One proposed solution is for states to create their own credit. Article I, Section 10, of the US Constitution says that states shall not “emit bills of credit,” meaning they cannot issue their own paper currency; but there’s no rule against a state owning a bank that creates money with accounting entries, on accepted fractional reserve banking principles.

That option was the basis of an innovative bill called “the Minnesota Transportation Act” (MTA), which was heard in the Minnesota Legislature in March 2008. Drafted by Minnesota resident Byron Dale, the bill mandates state-chartered banks to advance funds for approved transportation projects in the same way that they make commercial loans—by simply “monetizing” the collateral, or turning it into money. Banks routinely monetize the promissory notes of borrowers just by making book entries to a checking account and saying “you have a new deposit with us.” Under the MTA, state chartered banks would create an Asset Monetization Account that would monetize the bid value of projects, turning them into money.  This money would not have to be repaid but would be considered one of those “investments” that banks are allowed to make with their “excess reserves.” (See Chapter 18)
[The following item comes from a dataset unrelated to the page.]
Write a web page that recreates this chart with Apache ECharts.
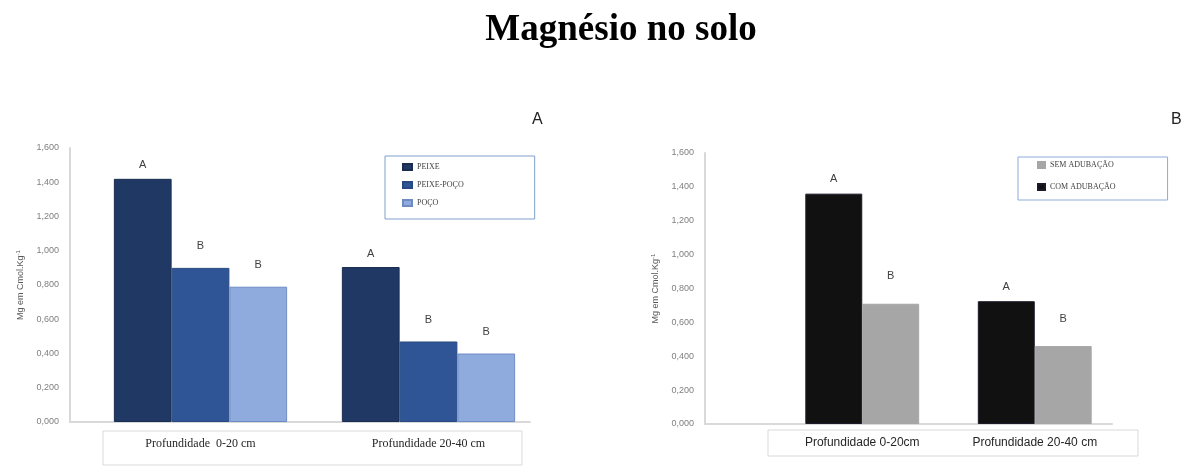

It was a clever plan, but Minnesota legislators rejected it. They said, “Our banks don’t create money.” A website devoted to the MTA countered with these authoritative quotes:
“[T]he actual creation of money always involves the extension of credit by private commercial banks.” Russel L. Munk, Assistant General Counsel, Department of the Treasury.

“Money is created when loans are issued and debts incurred; money is extinguished when loans are repaid.” John B. Henderson, Senior Specialist in Price Economics, Congressional Research Service, Report No. 83-125 E.

“[T]he money that one borrower uses to pay interest on a loan has been created somewhere else in the economy by another loan.” John M. Yetter, Attorney-Advisor, Department of the Treasury.

National Monetary Reform

In 2011, Dennis Kucinich introduced H.R. 2990, which would have ended fractional reserve lending, monetize the national debt, and instead of Americans going into debt to the banks, the banks would be in debt to Americans. No wonder it never made it out of committee. See https://www.congress.gov/bill/112th-congress/house-bill/2990/text

Likewise, in 2018, the Swiss referendum known as the Volgeld Initiative attempted to end fractional reserve lending too. Despite a campaign of confusion, misunderstanding, and fear from the Federal Council and the Swiss National Bank, an estimated 26% voted for the Sovereign Money Initiative. Had it won, it would have sent shockwaves throughout the world, because bankers would have been servants to the lender, meaning, the sovereign people. See https://www.vollgeld-initiative.ch/english/

In both cases, Kucinich’s bill never made it out of committee and the Volgeld was bitterly opposed by big money. You can tell what the oligarchs fear by what they seek to destroy.